Let's add in another aspect that we've been tiptoeing around too much: the race issue. The 2008 campaign was one of the dirtiest and nastiest in modern history and a lot of it stemmed from the fact that one nominee had brown skin and the other didn't. The African American community was justified in thinking that a lot of the opposition to Obama during the campaign was racially based. But the sheer volume of racist opposition tripped something in a lot of people's minds that made
all opposition to the President seem like it was racially based. Then that extended to all
criticism of the President had to be racist. So the gays who were complaining about our treatment? We all obviously hated the idea that a different minority than our own was in the White House.

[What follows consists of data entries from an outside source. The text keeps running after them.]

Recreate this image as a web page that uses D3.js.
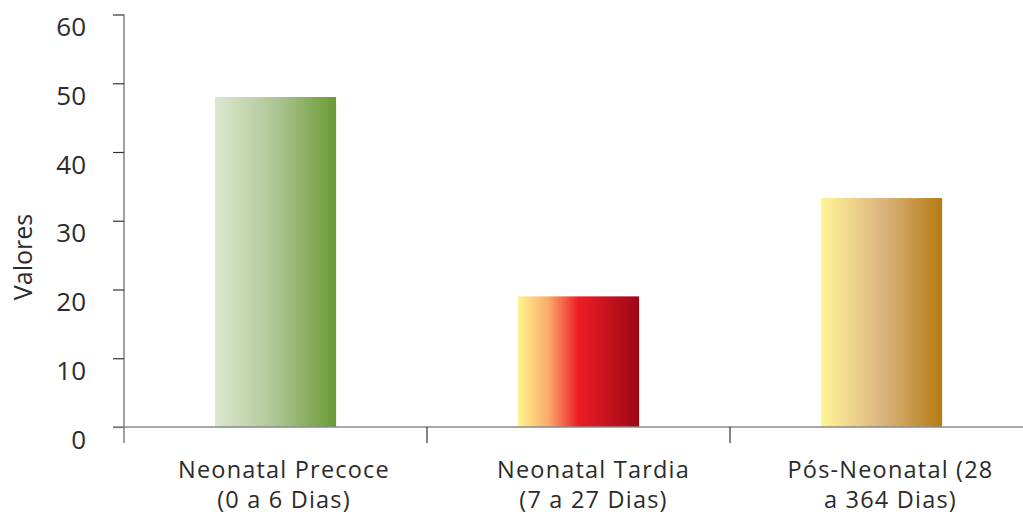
<!DOCTYPE html>
<html>
<head>
<meta charset="utf-8">
<script src="https://cdn.jsdelivr.net/npm/d3@7"></script>
<style>
  html, body { margin: 0; padding: 0; background: #fff; }
  svg { display: block; font-family: "Open Sans", Lato, sans-serif; }
</style>
</head>
<body>
<svg id="chart" width="1023" height="519"></svg>
<script>
// Infant mortality by age group
const categories = ["Neonatal Precoce", "Neonatal Tardia", "Pós-Neonatal (28"];
const categoryLines = [
  ["Neonatal Precoce", "(0 a 6 Dias)"],
  ["Neonatal Tardia", "(7 a 27 Dias)"],
  ["Pós-Neonatal (28", "a 364 Dias)"]
];
const values = [48, 19, 33.3];
const yTicks = [0, 10, 20, 30, 40, 50, 60];
const yLabel = "Valores";

// horizontal gradient stops per bar
const gradients = [
  [["0%", "#dde7cf"], ["50%", "#aec695"], ["100%", "#6a9a32"]],
  [["0%", "#fff48e"], ["25%", "#f9ab6c"], ["50%", "#ee1c25"], ["100%", "#9d0816"]],
  [["0%", "#fff598"], ["50%", "#dcb47f"], ["100%", "#b67b12"]]
];

// layout
const x0 = 124, x1 = 1033, yTop = 14.5, yZero = 427;
const labelShift = [8.5, 15, 9];

const svg = d3.select("#chart");
const x = d3.scaleBand().domain(categories).range([x0, x1]).padding(0);
const y = d3.scaleLinear().domain([0, 60]).range([yZero, yTop]);

const defs = svg.append("defs");
gradients.forEach((stops, i) => {
  const g = defs.append("linearGradient")
    .attr("id", "grad" + i)
    .attr("x1", "0%").attr("x2", "100%").attr("y1", "0%").attr("y2", "0%");
  stops.forEach(([o, c]) => g.append("stop").attr("offset", o).attr("stop-color", c));
});

// bars
const bw = x.bandwidth();
svg.append("g").selectAll("rect")
  .data(values)
  .join("rect")
  .attr("x", (d, i) => x(categories[i]) + bw * 0.3)
  .attr("width", bw * 0.4)
  .attr("y", d => y(d))
  .attr("height", d => yZero - y(d))
  .attr("fill", (d, i) => `url(#grad${i})`);

// y axis
const yAxis = svg.append("g")
  .attr("transform", `translate(${x0},0)`)
  .call(d3.axisLeft(y).tickValues(yTicks).tickSize(11).tickPadding(0).tickFormat(d3.format("d")));
yAxis.select(".domain").attr("stroke", "#8a8a8a").attr("stroke-width", 1.6)
  .attr("d", `M0,${yTop}V${yZero + 16}`);
yAxis.selectAll(".tick line").attr("stroke", "#333").attr("stroke-width", 1.2);
yAxis.selectAll(".tick text")
  .attr("x", -38).attr("y", 21).attr("dy", 0)
  .attr("fill", "#2b2b2b")
  .style("font-size", "26px").style("font-family", "'Open Sans', sans-serif");

// x axis
const xAxis = svg.append("g")
  .attr("transform", `translate(0,${yZero})`)
  .call(d3.axisBottom(x).tickSize(0).tickFormat(""));
xAxis.select(".domain").attr("stroke", "#8a8a8a").attr("stroke-width", 1.6)
  .attr("d", `M${x0 - 11},0H1023`);

// category boundary ticks
const bounds = categories.map(c => x(c)).slice(1);
svg.append("g").selectAll("line")
  .data(bounds)
  .join("line")
  .attr("x1", d => d).attr("x2", d => d)
  .attr("y1", yZero).attr("y2", yZero + 16)
  .attr("stroke", "#333").attr("stroke-width", 1.2);

// category labels
const lbl = svg.append("g").selectAll("text")
  .data(categoryLines)
  .join("text")
  .attr("text-anchor", "middle")
  .attr("fill", "#2b2b2b")
  .style("font-size", "23.5px")
  .style("letter-spacing", "1.2px");
lbl.each(function(lines, i) {
  const cx = x(categories[i]) + bw / 2 + labelShift[i];
  d3.select(this).selectAll("tspan")
    .data(lines)
    .join("tspan")
    .attr("x", cx)
    .attr("y", (d, j) => 478 + j * 30)
    .text(d => d);
});

// y axis title
svg.append("text")
  .attr("transform", "translate(32,257) rotate(-90)")
  .attr("text-anchor", "middle")
  .attr("fill", "#2b2b2b")
  .style("font-size", "25px")
  .text(yLabel);
</script>
</body>
</html>
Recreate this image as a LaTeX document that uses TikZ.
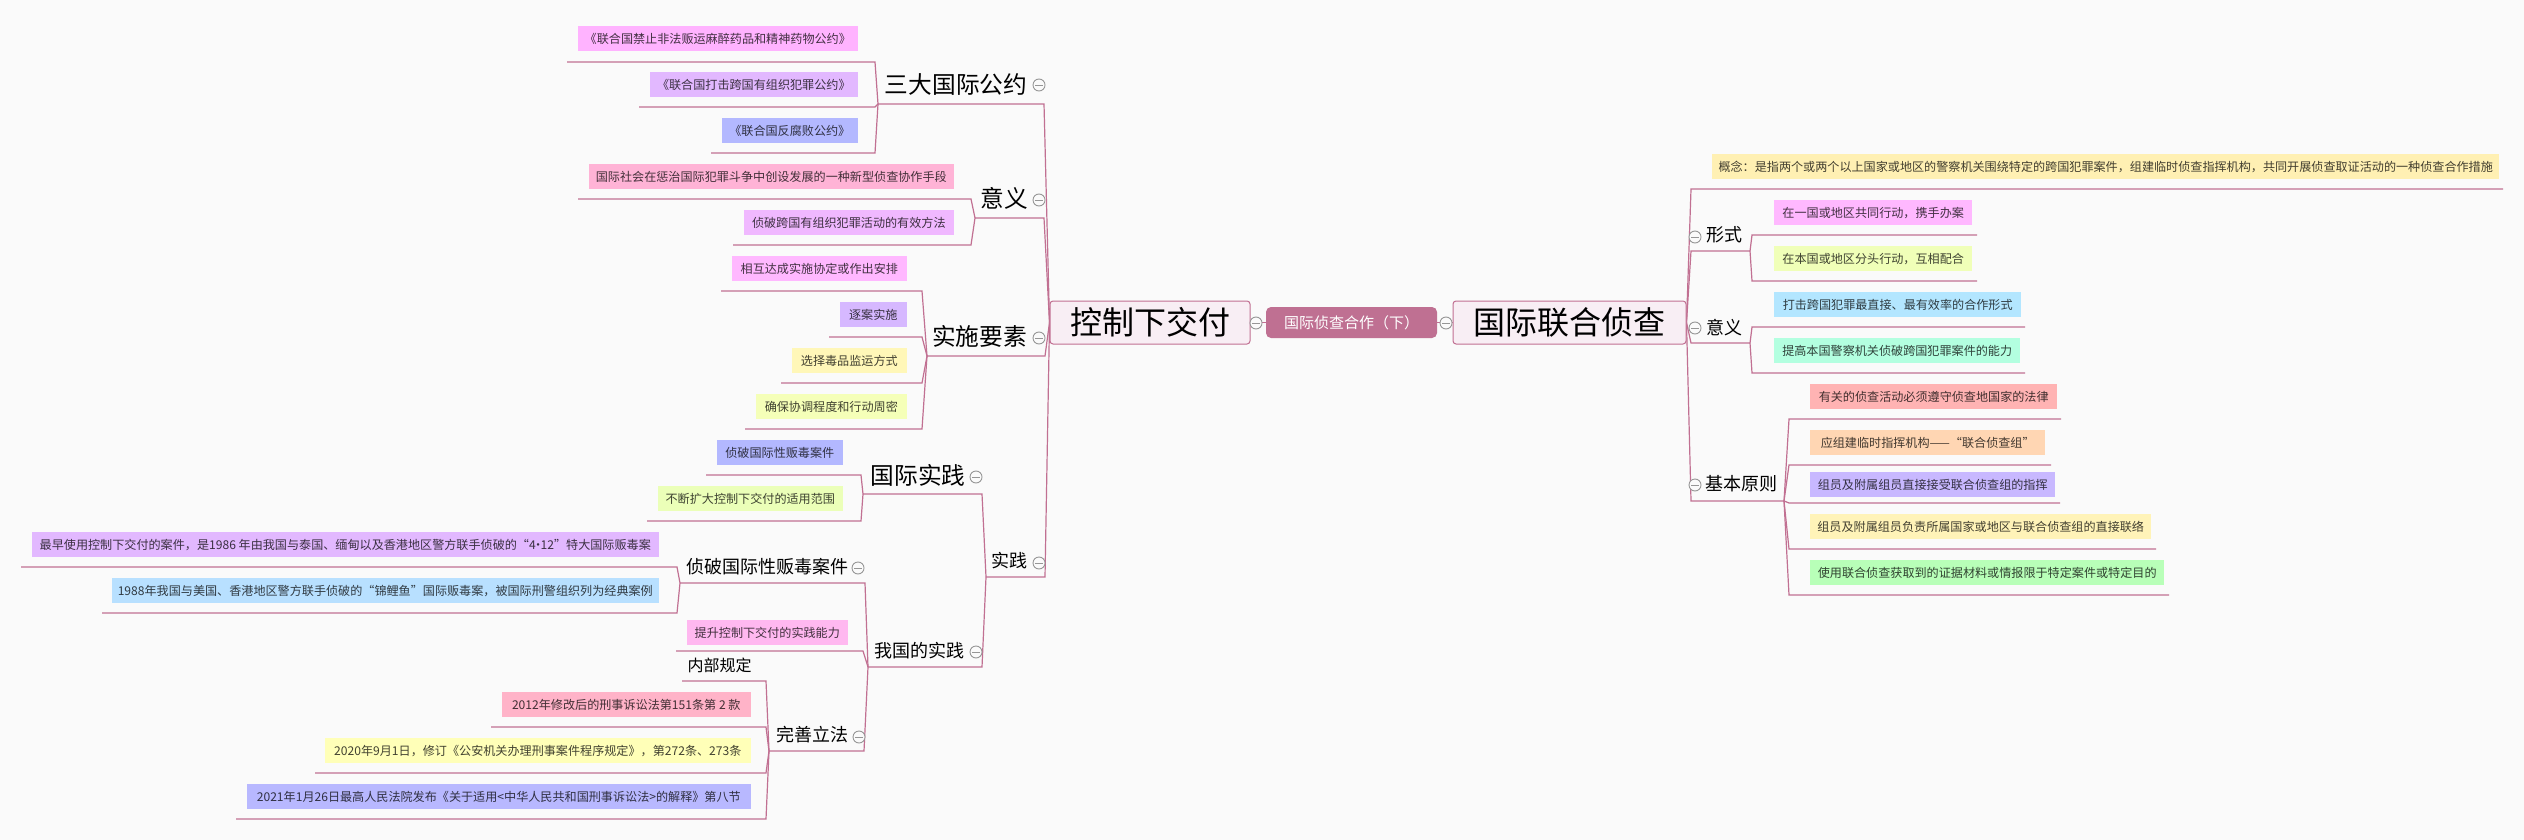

Factor in as well that the African American community statistically
does have a lower opinion of LGBT*.* (due mainly to the evangelical Christian background in the community) and you had a train wreck waiting to happen.
That brings us to where we are now, still at each other's throats. And in too many cases what started as misguided anger and unwarranted opposition has now led to outright hatred. Can we repair these rifts? Can we rebuild our coalition? Or was our party of 2001-2008 just a crazy quilt of disparate groups knitted together in opposition to right wing Republicans and unable to hold together?
One thing's for sure: if we're going to heal this party we need to do it now.